Have you ever wondered how films manage to draw feelings to their audience in each scene? While great acting and likable characters are a given for films to evoke emotions from their audience, another factor that makes a movie a great one is its cinematography.
In a recently-concluded workshop, GMA Network tapped seasoned Hollywood cinematographer Mark Irwin, CSC, ASC to mentor its techno-creative personnel on how to improve their practices in cinematography.
Started last November 14, the five-day seminar was attended by directors of photography and key technical staff from the network’s engineering, public affairs, news, entertainment, and post-production departments.
With more than a hundred films under his name, Irwin is known for his exceptional works such as Robocop 2, Scream, Old School, and Scary Movie 3. He is also a member of the Canadian Society of Cinematographers (CSC) since 1970 and the American Society of Cinematographers (ASC) since 1992.
Serving as his first training in the Philippines, despite his decades of experiences in the industry, Irwin willingly shared his knowledge such as the proper way of setting up the lighting, camera angles, and even post-production techniques such as the right way of mixing color-grading.
“One of the things that I like about Mark Irwin is that he’s not secretive and he’s very much willing to share his knowledge,” said GMA Network Head of Studio and Remote Operations Jeffry Evangelista.
“Even with his credentials, he’s still open to suggestions and to train people.
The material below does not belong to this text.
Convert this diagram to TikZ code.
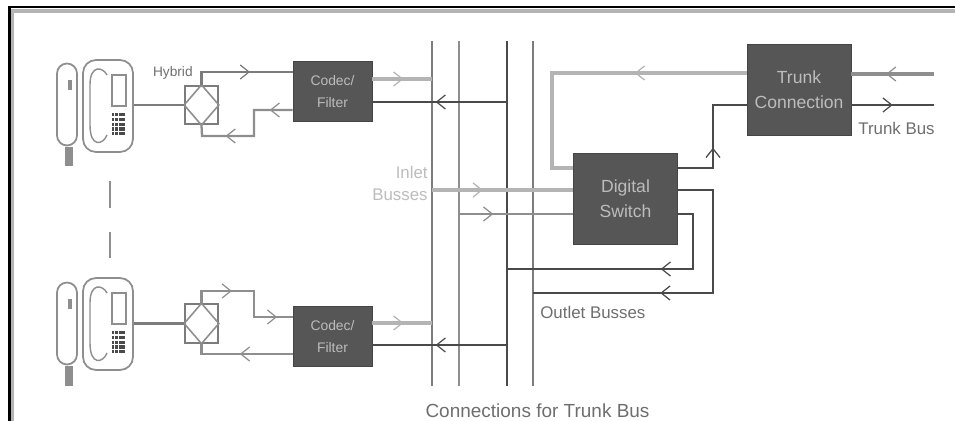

There are also times when he encourages the participants to speak up, ask questions, and share their own insights on how they do things. Coming from the participants’ inputs, that’s where he would give suggestions on how to improve,” he added.
Moreover, Evangelista that the veteran cinematographer also praised the network’s staff in terms of being experts not just in their equipment and tools, but also in what they are doing.
“I could say one of the strong points that Mark Irwin noticed in our GMA participants is that they know what he is doing. Whenever he mentions specific equipment, where to put it, and the manner of set-up, the people already know what to do. They are also quick on their toes since they understand the flow. The relationship between the facilitator and the participants was built during the workshop, wherein the discussions and interactions were easy,” Evangelista added.
Irwin, in turn, shared how his approach was in films and how it can help the network in producing more quality-wise TV series.
“Everyone has the skills and the experience and how to apply it. This is more of a filter class and your questions will be filtered through my experience back to you. I’m not this fountain of knowledge that just says, ‘there it is, take it or leave it.’ I want to apply what they need through what I can provide. So, the hard part for me is to know what people don’t know and fill in those blanks,” he said during the interview.
The workshop was made possible through the coordination of GMA Network’s Supply and Asset Management Department with Hollywood film equipment provider Birns & Sawyer.
“One thing that led me to pick him to bring here is that he has knowledge not just in films, but also in broadcast. So, I said, it’s a good fit and I think it’s going to work. He’s traveled and he’s shot here in Asia, so he knows our conditions like the weather. We came here not to change anything, but to add confidence to them,” shared Birns & Sawyer CEO and Owner Mari Acevedo.
Sparkle artists Aidan Veneracion, John Clifford, Waynona Collings, Charlie Fleming, and Bryce Eusebio also graced the workshop and participated as the subjects of the workshop.